I mourned, I cried, I screamed, but all I really cared about, still, was becoming a mother.  We tried again.  We conceived instantly again.  Jamie had shut down. There was no outward anger. There never had been before, and there was again.  Passive aggressive, yes.  But nothing that I felt could endanger our second child.  She grew and thrived.  We heard her heartbeat, we saw her ultrasound, we were given a picture of her sucking her thumb.  Twenty-five years later and I still have those films with me. Not the photo.  But the films.  I was in love with our daughter from the moment of conception.  Observing my baby calmly sucking her thumb inside of me, my love intensified to a level I cannot even describe.  At a single trimester I was buying her dresses and furniture.  Her bureau stands by my bed still today.

Before we reached the halfway point, we were joyfully visiting the midwives, where we were told they could no longer find the baby’s heartbeat.  We were given the choice of waiting for the baby to deliver on her own, or having her delivered now, with assistance. I was mortified. Jamie was silent. We drove home to decide.  Sitting in the sunroom, in the midst of my hysterical crying at the prospect of another lost child, in the midst of Jamie’s cold unmoving silence, my water broke. My hysteria reached a new pitch.  I saw that the amniotic fluid was either followed or accompanied by massive bleeding, and my hysteria changed to wails of terror alongside the deep mourning.  I couldn’t think. The loss of our second baby, our daughter Anna, the loss of so much blood, I fell to the floor and begged Jamie to help me, to do something, anything at all.  The unmoving silence remained.  No matter how much I screamed and cried, no matter what I said, Jamie did nothing. 

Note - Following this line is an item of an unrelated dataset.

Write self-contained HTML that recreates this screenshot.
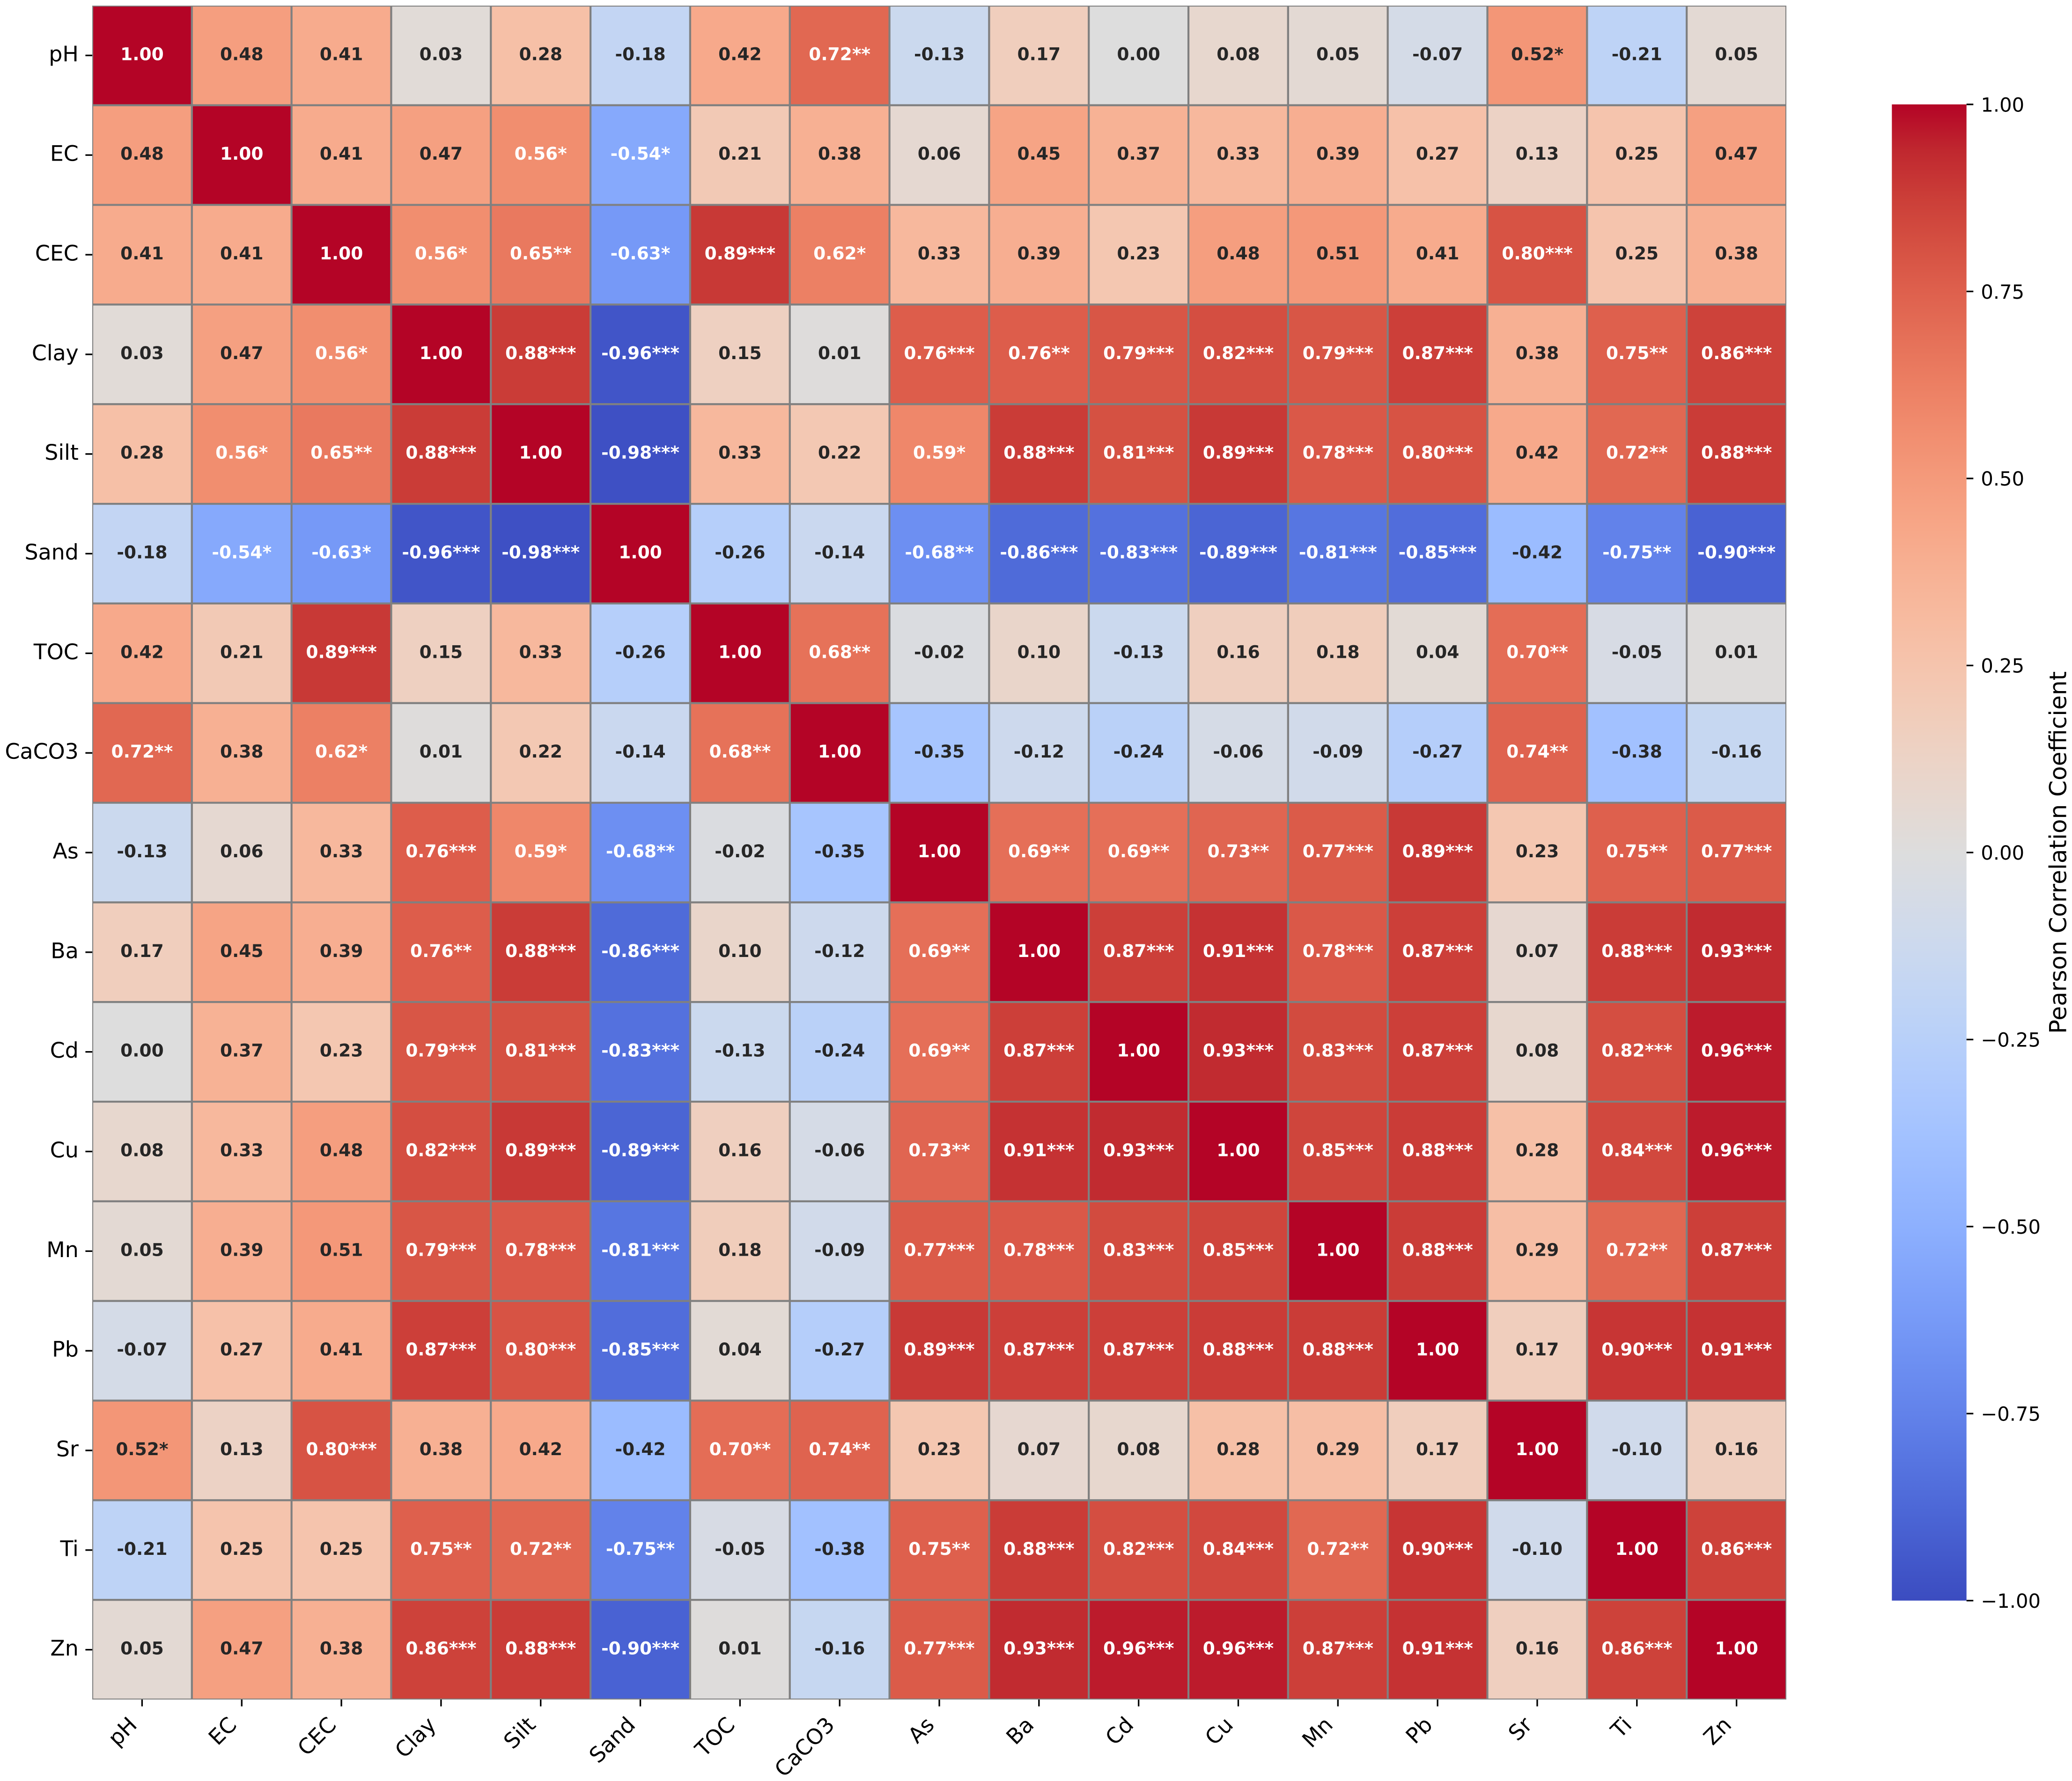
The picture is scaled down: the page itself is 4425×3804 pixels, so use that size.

I knew I had to do something, but I couldn’t think of what or why.  I set my sights on the landline - there were no cell phones back then.  I half crawled, half dragged myself across the room to that telephone, but couldn’t remember who I was supposed to call.  I forgot about the midwives. I forgot about the supervising high risk OB. I forgot about 911.  I somehow remembered my mother. We hadn’t spoken or communicated in anyway in years, but I somehow remembered my mother, her phone number, and the thought that maybe she still loved me enough to help me save myself or my baby or even both of us.  The thought that my baby, without a heartbeat, couldn’t possibly saved from this nightmare, was lost in the terror of this moment, with her life.  I don’t know how I remembered her phone number.  It’s been decades now since I dialed that number, and still today, if I lay back my head and imagine dialing, my inner fingers are capable of successfully pushing the buttons of my adolescence.

I called my mother.  She cried and screamed – where I learned this defense mechanism I imagine – and begged me to give the phone to Jamie.  Unmoving silence.  After several tries at reaching through to Jamie, my mother gave me the very specific instructions to hang up the phone, call 911, tell them what was happening in explicit detail, and then call her right back again.  I had enough blood and sanity left to do get the ambulance there at her direction, then collapsed, waiting to die.

Next thing I knew I was on a gurney in an empty hallway, screaming for help at the top of my lungs. Begging for someone to stop the hemorrhaging caused by my dead baby, begging for anyone to hear me and come to save me even if she could no longer stay inside of me and thrive.  I don’t know how long I was in that hallway and state of mind.  I don’t know where Jamie was, if in the hospital with me at all. I remember someone telling me the drugs would make me not feel anything, not remember a thing. 

They lied.  Every moment of that procedure, as they ripped my child from inside of me, every moment of that horror is still ingrained in my head.  I awoke in a recovery room where I asked to see my baby.  The nurse said Jamie had told them to “dispose of it”, and that she was gone.  As I let out a bloodcurdling scream, I was handed a sheet of paper on how to care for myself after having an abortion, and told to get up and go home. 

And I had thought the hysterosalpingogram was torture.